Deze feesten waren gepland tegelijk met de verjaardag van Koningin Wilhelmina. Alle straten waren prachtig versierd er was veel werk van gemaakt. Het leven na de oorlog kwam langzaam weer op gang. Er waren veel dingen die ook nu nog steeds niet te koop waren of zeer schaars. Kleding was vooral een probleem! Eten en textiel was nog steeds op de bon en dat is nog enkele jaren zo gebleven. We maakten slopen, schorten en tafellakens van meelzakjes. Die waren ontzettend sterk! Door de zwarte handel was er bij veel mensen wel aardig wat geld. De minister van Financiën, Piet Lieftinck, blokkeerde alle rekeningen bij alle financiële instellingen en ook het contant geld. Iedereen kreeg F.10,= in nieuwe guldens en moest de herkomst van het geld aantonen, om het en dan nog heel geleidelijk te mogen deblokkeren.

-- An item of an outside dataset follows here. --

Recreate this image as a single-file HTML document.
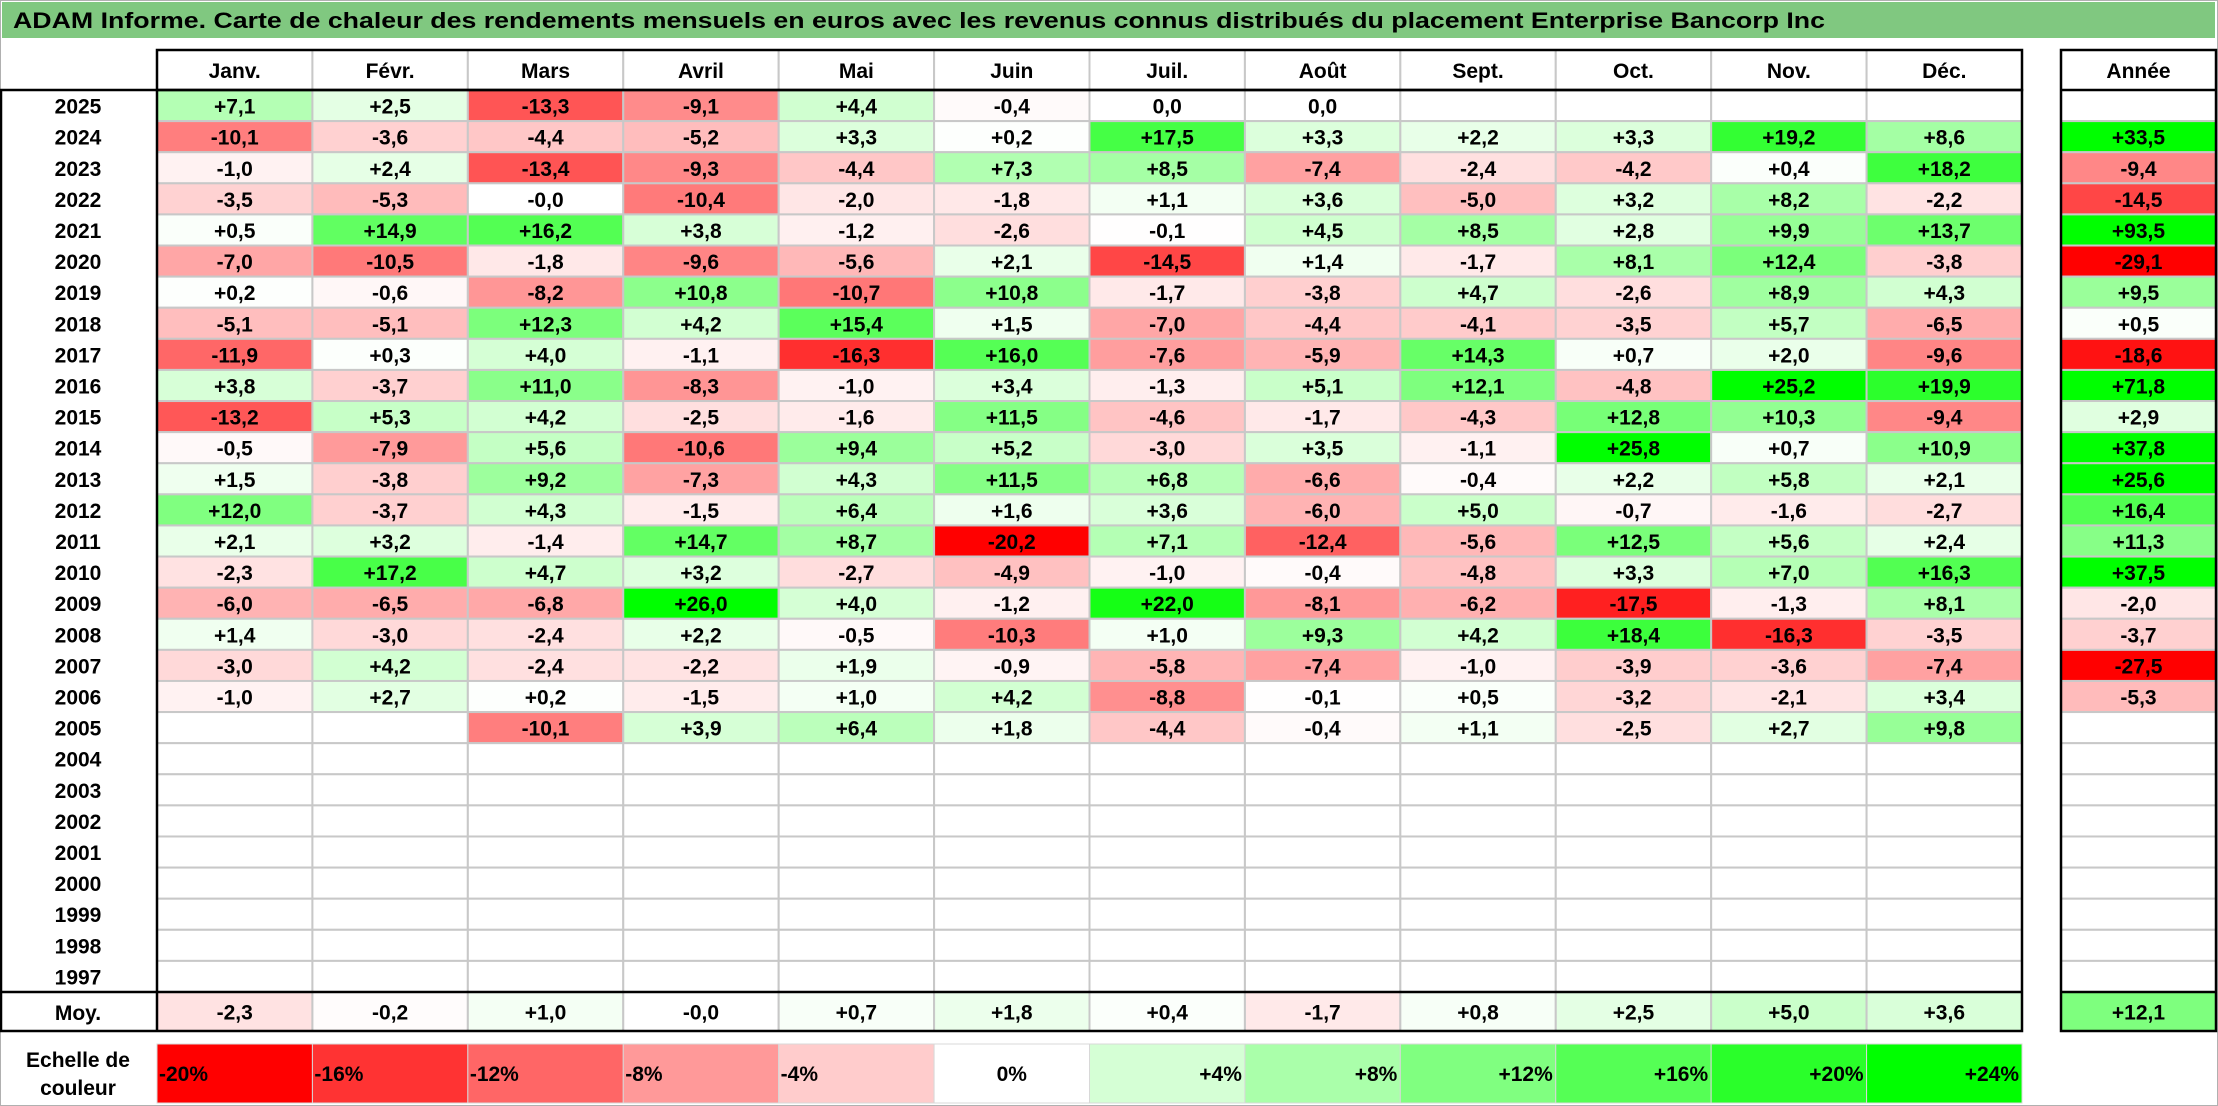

Op het persoonsbewijs van grootvader stond dat hij F.1100 ,- had ingeleverd. Dit was de huur van een boerderij en landerijen. Onze ouders leverden 24 briefjes van F.100,- in.

 

NEDERLANDS--INDIE.

De oorlog was hier nog maar net afgelopen toen moesten de Ned. Militairen, oorlogsvrijwilligers en dienstplichtigen naar het toenmalig Ned. Indië. Deze duurde van 1946-1950. Nederland vocht in die tijd een gewapend conflict uit met de Republiek Indonesië, die halverwege Augustus 1945 door Soekarno en Hatta was uitgeroepen. Velen verloren hun jonge leven tijdens politonele acties of on- gevallen. Zo ook enkele jongens die wij kenden. Zo viel je van de ene oorlog in de andere.

 

De volgende persoonlijke noot heeft Klaasje aan het verhaal toegevoegd:

“ Oma heeft in haar tachtigste jaar de 2e Wereldoorlog voor je op geschreven zoals zij het beleefd heeft. Jij wilde dat graag weten!”